Alicea’s accomplice, Davante Bolton, a youth development specialist with the city Administration for Children’s Services, was convicted in the scam earlier this year, the office said.
“Contraband smuggling at juvenile detention centers jeopardizes the safety and security of both staff and residents of these city facilities,” DOI Commissioner Jocelyn Strauber said in a statement.
“Today’s conviction sends the important message that bribing staff to introduce dangerous contraband will have serious consequences,” Strauber said. “I thank the FBI and the US Attorney’s Office for the Eastern District of New York for its partnership on this important investigation and prosecution.”
DOI launched the probe into the bribes in August 2022 and continued the investigation until February this year, with the findings then turned over to federal prosecutors for criminal charges.
According to a criminal complaint, Alicea pleaded to a charge of federal program bribery.
She is due to be sentenced in April.
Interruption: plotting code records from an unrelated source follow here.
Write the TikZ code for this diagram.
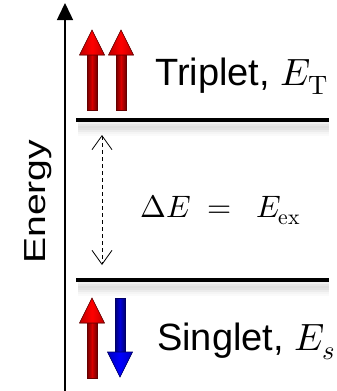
\documentclass[tikz,border=0pt]{standalone}
\usepackage{unicode-math}
\setmainfont{Liberation Sans}
\setmathfont{Latin Modern Math}
\usetikzlibrary{arrows.meta}
\tikzset{
  lvl/.style={line width=4pt, black},
  lbl/.style={font=\fontsize{38}{40}\selectfont, inner sep=0pt},
  spinred/.style={draw=red!40!black, line width=0.6pt, left color=red!45!black, right color=red!45!black, middle color=red!85!black},
  headred/.style={draw=red!40!black, line width=0.6pt, left color=red!75!black, right color=red!75!black, middle color=red},
  spinblue/.style={draw=blue!40!black, line width=0.6pt, left color=blue!45!black, right color=blue!45!black, middle color=blue!85!black},
  headblue/.style={draw=blue!40!black, line width=0.6pt, left color=blue!75!black, right color=blue!75!black, middle color=blue},
}
\newcommand{\upspin}[5]{% x, tip y, bottom y, shaft style, head style
  \fill[#4] (#1-5,#3) -- (#1-5,#2+24) -- (#1+5,#2+24) -- (#1+5,#3) -- cycle;
  \fill[#5] (#1-12.5,#2+25) -- (#1,#2) -- (#1+12.5,#2+25) -- cycle;}
\newcommand{\downspin}[5]{% x, top y, tip y, shaft style, head style
  \fill[#4] (#1-5,#2) -- (#1-5,#3-24) -- (#1+5,#3-24) -- (#1+5,#2) -- cycle;
  \fill[#5] (#1-12.5,#3-25) -- (#1,#3) -- (#1+12.5,#3-25) -- cycle;}
\begin{document}
\begin{tikzpicture}[x=1pt,y=-1pt]
\useasboundingbox (0,0) rectangle (337,391);
% axis
\coordinate (axb) at (65,391);
\coordinate (axt) at (65,3);
\draw[line width=1.5pt, -{Triangle[length=17pt,width=16pt]}] (axb) -- (axt);
\node[lbl, rotate=90, anchor=base west] (energy) at (45,264) {\scalebox{1.03}[0.8]{Energy}};
% level shadows
\foreach \d/\o in {3/0.12,5/0.2,7/0.25,9/0.22,11/0.15,13/0.08,15/0.04}{
  \draw[line width=2.5pt, gray, opacity=\o] (78,120+\d) -- (329,120+\d);
  \draw[line width=2.5pt, gray, opacity=\o] (78,280+\d) -- (329,280+\d);
}
% levels
\coordinate (t1) at (76,120); \coordinate (t2) at (329,120);
\coordinate (s1) at (76,280); \coordinate (s2) at (329,280);
\draw[lvl] (t1) -- (t2);
\draw[lvl] (s1) -- (s2);
% gap arrow
\coordinate (ga) at (102,135); \coordinate (gb) at (102,265);
\draw[line width=0.8pt, dash pattern=on 4pt off 3pt, {Straight Barb[length=14pt,width=20pt,line width=0.8pt]}-{Straight Barb[length=14pt,width=20pt,line width=0.8pt]}] (ga) -- (gb);
\node[inner sep=0pt, anchor=base west, font=\fontsize{31}{33}\selectfont] (gap) at (140,217) {$\Delta E\mkern5mu=\mkern9mu E_{\symup{ex}}$};
% spins
\upspin{92}{30}{110}{spinred}{headred}
\upspin{121}{30}{110}{spinred}{headred}
\upspin{92}{298}{378}{spinred}{headred}
\downspin{120}{298}{377}{spinblue}{headblue}
\node[lbl, anchor=base west] (trip) at (155,85) {Triplet, $E_{\symup{T}}$};
\node[lbl, anchor=base west] (sing) at (157,350) {Singlet, $E_{s}$};
\end{tikzpicture}
\end{document}
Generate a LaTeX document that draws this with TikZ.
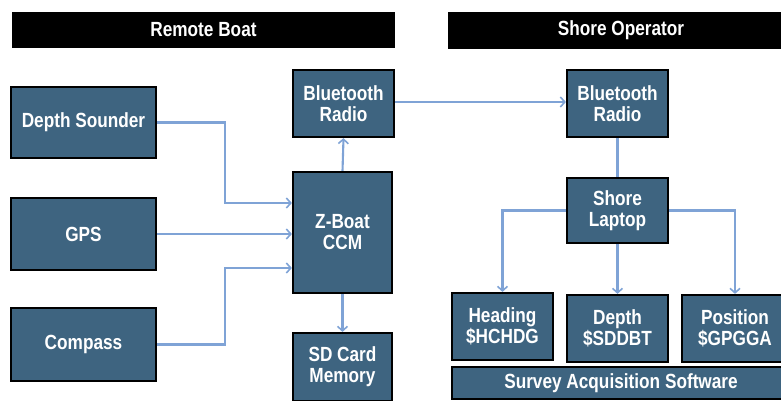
\documentclass[tikz,border=0pt]{standalone}
\usepackage{fontspec}
\setmainfont{Liberation Sans}[FakeStretch=0.84]
\usetikzlibrary{arrows.meta,calc}
\definecolor{boxfill}{HTML}{3E6480}
\definecolor{linecol}{HTML}{7FA3D6}
\tikzset{
  blk/.style={draw=black, line width=2.2pt, fill=boxfill, text=white, font=\fontsize{20.5}{21}\selectfont\bfseries, align=center, inner sep=0pt},
  hdr/.style={fill=black, text=white, font=\fontsize{20.5}{21}\selectfont\bfseries, inner sep=0pt},
  arr/.style={draw=linecol, line width=2.1pt, -{Straight Barb[length=4.5pt,width=10pt,line width=1.6pt]}},
  ln/.style={draw=linecol, line width=2.1pt}
}
\begin{document}
\begin{tikzpicture}[x=1pt,y=-1pt]
\useasboundingbox (0,0) rectangle (781,400);
\clip (0,0) rectangle (781,400);
\node[hdr, minimum width=383pt, minimum height=36pt] (hl) at (203.5,30) {Remote Boat};
\node[hdr, minimum width=346pt, minimum height=37pt] (hr) at (621,30.5) {Shore Operator};

\node[blk, minimum width=145pt, minimum height=71pt] (ds) at (83.5,122.5) {Depth Sounder};
\node[blk, minimum width=145pt, minimum height=72pt] (gps) at (83.5,234) {GPS};
\node[blk, minimum width=145pt, minimum height=73pt] (cmp) at (83.5,344.5) {Compass};
\node[blk, minimum width=101pt, minimum height=67pt] (btl) at (343.5,103.5) {Bluetooth\\Radio};
\node[blk, minimum width=99pt, minimum height=121pt] (ccm) at (342.5,232.5) {Z-Boat\\CCM};
\node[blk, minimum width=99pt, minimum height=68pt] (sd) at (342.5,367) {SD Card\\Memory};

\node[blk, minimum width=101pt, minimum height=67pt] (btr) at (617.5,103.5) {Bluetooth\\Radio};
\node[blk, minimum width=101pt, minimum height=65pt] (lap) at (617.5,210.5) {Shore\\Laptop};
\node[blk, minimum width=101pt, minimum height=67pt] (hd) at (502.5,326.5) {Heading\\\$HCHDG};
\node[blk, minimum width=101pt, minimum height=67pt] (dp) at (617.5,328.5) {Depth\\\$SDDBT};
\node[blk, minimum width=106pt, minimum height=67pt] (pos) at (735,328.5) {Position\\\$GPGGA};
\node[blk, minimum width=338pt, minimum height=32pt] (sw) at (621,383) {Survey Acquisition Software};

\draw[arr] (ds.east) -- (225,122.5) |- ([yshift=29.5pt]ccm.west);
\draw[arr] (gps.east) -- (ccm.west |- gps.east);
\draw[arr] (cmp.east) -- (225,344.5) |- ([yshift=-35.5pt]ccm.west);
\draw[arr] (ccm.north) -- (btl.south);
\draw[arr] (ccm.south) -- (sd.north);
\draw[arr] ([yshift=1.5pt]btl.east) -- ([yshift=1.5pt]btr.west);
\draw[ln] (btr.south) -- (lap.north);
\draw[arr] (lap.west) -| (hd.north);
\draw[arr] (lap.south) -- (dp.north);
\draw[arr] (lap.east) -| (pos.north);
\end{tikzpicture}
\end{document}
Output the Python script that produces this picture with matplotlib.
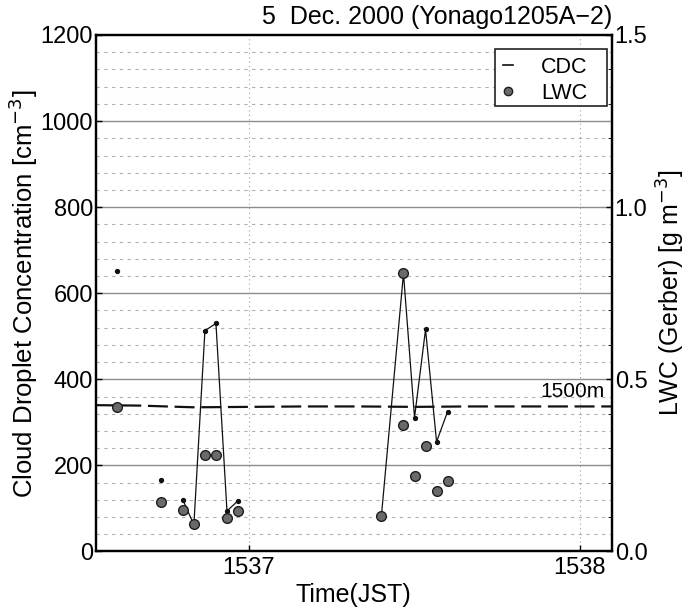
import matplotlib
matplotlib.use("Agg")
import matplotlib.pyplot as plt
from matplotlib.lines import Line2D
from matplotlib.patches import Rectangle
import numpy as np

plt.rcParams['font.family'] = ['Liberation Sans', 'DejaVu Sans']

# ---- data (time in seconds after 15:36:00) ----
cdc_time = [36, 44, 48, 50, 52, 54, 56, 58, 84, 88, 90, 92, 94, 96]
cdc_value = [652, 166, 120, 62, 513, 530, 94, 118, 83, 646, 311, 516, 255, 325]
cdc_segment = [0, 1, 2, 2, 2, 2, 2, 2, 3, 3, 3, 3, 3, 3]

lwc_time = [36, 44, 48, 50, 52, 54, 56, 58, 84, 88, 88, 90, 92, 94, 96]
lwc_value = [0.42, 0.145, 0.12, 0.079, 0.28, 0.28, 0.098, 0.118,
             0.104, 0.81, 0.367, 0.219, 0.307, 0.177, 0.205]

alt_time = [32, 40, 50, 60, 70, 80, 90, 100, 110, 120, 126]
alt_value = [340, 339, 335, 336, 337, 337, 336, 337, 337, 337, 337]
alt_label = "1500m"

x_ticks = [60, 120]
x_tick_labels = ["1537", "1538"]
left_ticks = [0, 200, 400, 600, 800, 1000, 1200]
right_ticks = [0.0, 0.5, 1.0, 1.5]

title = "5  Dec. 2000 (Yonago1205A\u22122)"

# ---- figure ----
fig = plt.figure(figsize=(6.89, 6.14), dpi=100)
ax = fig.add_axes([0.1389, 0.1018, 0.8882 - 0.1389, 0.943 - 0.1018])
ax.set_xlim(32.2, 125.8)
ax.set_ylim(0, 1200)

# grid
for v in np.arange(40, 1200, 40):
    if v % 200 == 0:
        ax.axhline(v, color='#8c8c8c', lw=1.0, zorder=1)
    else:
        ax.axhline(v, color='#b0b0b0', lw=0.8, ls=(0, (3, 4)), zorder=1)
for xv in x_ticks:
    ax.axvline(xv, color='#a0a0a0', lw=0.8, ls=(0, (1, 3)), zorder=1)

# altitude dashed line
ax.plot(alt_time, alt_value, color='#111111', lw=1.6, ls=(0, (9, 3)), zorder=3)
ax.text(124.5, 350, alt_label, ha='right', va='bottom', fontsize=15, zorder=4)

# CDC
ct = np.array(cdc_time); cv = np.array(cdc_value); cs = np.array(cdc_segment)
for s in np.unique(cs):
    m = cs == s
    ax.plot(ct[m], cv[m], color='#111111', lw=0.9, marker='o', ms=2.8,
            mfc='#111111', mec='#111111', zorder=5)

ax.set_xticks(x_ticks)
ax.set_xticklabels(x_tick_labels)
ax.set_yticks(left_ticks)
ax.tick_params(axis='both', direction='in', labelsize=17, length=4, width=1)
ax.tick_params(axis='x', pad=4)
ax.tick_params(axis='y', pad=2)
ax.set_xlabel("Time(JST)", fontsize=18, labelpad=3)
ax.set_ylabel("Cloud Droplet Concentration [cm$^{-3}$]", fontsize=18.5, labelpad=0)
for sp in ax.spines.values():
    sp.set_linewidth(1.6)

# LWC on right axis
ax2 = ax.twinx()
ax2.set_ylim(0, 1.5)
ax2.plot(lwc_time, lwc_value, ls='none', marker='o', ms=7,
         mfc='#6a6a6a', mec='#1e1e1e', mew=1.0, zorder=6)
ax2.set_yticks(right_ticks)
ax2.set_yticklabels(["%.1f" % v for v in right_ticks])
ax2.set_yticks(np.arange(0, 1.51, 0.1), minor=True)
ax2.tick_params(axis='y', direction='in', labelsize=17, length=4, width=1, pad=2)
ax2.tick_params(axis='y', which='minor', direction='in', length=3)
ax2.set_ylabel("LWC (Gerber) [g m$^{-3}$]", fontsize=18, labelpad=5)
for sp in ax2.spines.values():
    sp.set_linewidth(1.6)

# legend box
ax2.add_patch(Rectangle((0.7734, 0.8625), 0.9903 - 0.7734, 0.9729 - 0.8625,
                        transform=ax2.transAxes, facecolor='white',
                        edgecolor='#222222', lw=1.2, zorder=9))
handles = [Line2D([], [], color='#111111', lw=1.2),
           Line2D([], [], ls='none', marker='o', ms=6, mfc='#6a6a6a', mec='#1e1e1e')]
leg = ax2.legend(handles, ["CDC", "LWC"], loc='upper left',
                 bbox_to_anchor=(0.7734, 0.9729), borderaxespad=0,
                 fontsize=15.5, handlelength=0.5, handletextpad=1.3,
                 frameon=False, labelspacing=0.25, borderpad=0.35)
leg.set_zorder(10)

fig.text(0.8882, 0.961, title, ha='right', va='baseline', fontsize=18)

fig.savefig("out.png", dpi=100)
It wasn’t immediately clear what sentence she faces.
Crossroads and another youth detention facility, the Horizons Juvenile Center in The Bronx. have been the subject of controversy and scrutiny in recent years — and of a scathing DOI report last month.
At issue was the state’s “Raise the Age” law, which increased the age of criminal responsibility to 18 and prohibited 16 and 17-year-old offenders from being prosecuted in adult court for violent offenses.
As a result, the youth facilities are now well beyond capacity, with older and more violent suspects now packing the centers and wreaking havoc on staffers and younger delinquents, the DOI investigation found.
In a report last week, The Post detailed how baby-faced repeat offenders are cycled in and out of family court and released back to the community — with cops and the criminal justice system helpless.
According to DOI, between March 2022 and May of this year at least 75 mobile phones, more than 340 scalpels and other blades were confiscated from residents at Crossroads, along with drugs and tobacco.